Thursday, November 14, 2013

More fine dining... Puebla style

The city of Puebla, which is located about two hours to the east of Mexico City, is considered one of the culinary capitals of Mexico.  A number of the country's most famous recipes were created in the kitchens of its colonial convents.

I read a very favorable review about a new restaurant in Mexico City called "Angelopolitano".  The restaurant specializes in dishes from Puebla, and the tongue-twisting name of the place is a reference to Puebla's nickname, "the City of Angels".

Alejandro and I went there for supper last night, and for the second night in a row, had a superb dining experience.  Alejandro began with "sopa de flor de calabaza"... squash blossom soup.

I had the tortilla soup.  Both  soups were delicious.

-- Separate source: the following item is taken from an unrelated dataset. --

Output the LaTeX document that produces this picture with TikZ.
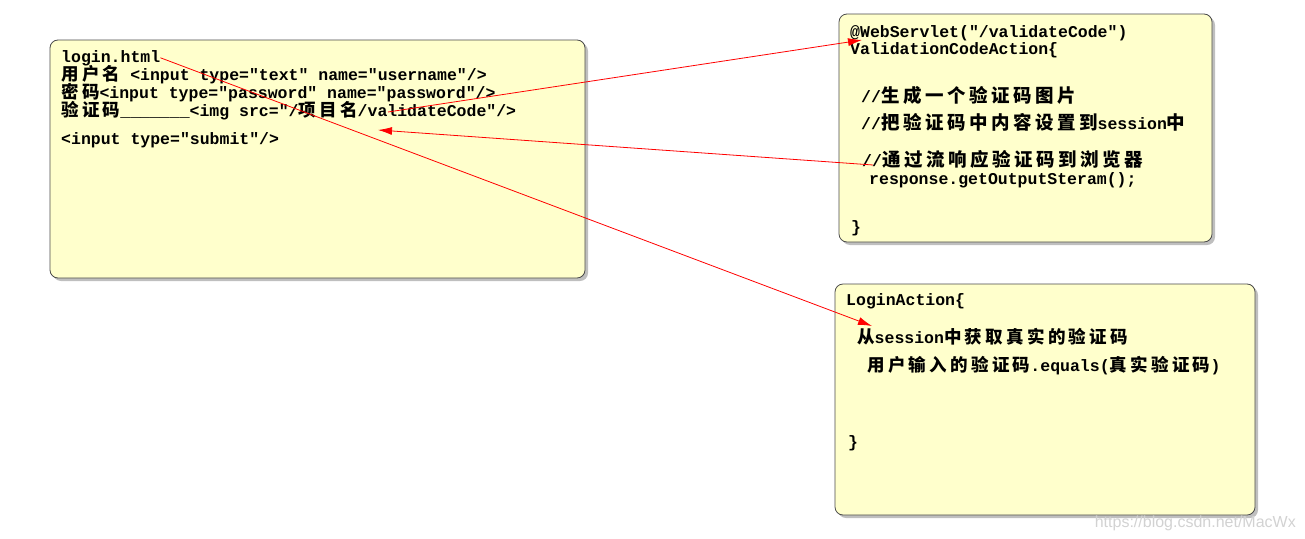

For our main course we both ordered one of the masterpieces of Mexican cuisine, and my favorite Mexican dish... "chiles en nogada".  The story goes that the nuns of one of Puebla's convents invented this dish to serve to Emperor Agustín de Iturbide when he visited the city.  (Iturbide was an unscrupulous military officer who had himself declared emperor shortly after Mexico won its independence from Spain.)  The colors of the dish are those of the Mexican flag... green, white, and red.   A green poblano pepper is stuffed with a mixture of shredded meat, fruit and nuts.  The pepper is covered with a white cream walnut sauce.  It is then garnished with red pomegranate seeds.  This sweet and savory dish is so completely different from the American stereotype of Mexican cuisine.  We both agreed that the "chiles" were excellent and that "Angelopolitano" is on our list of restaurants to visit again!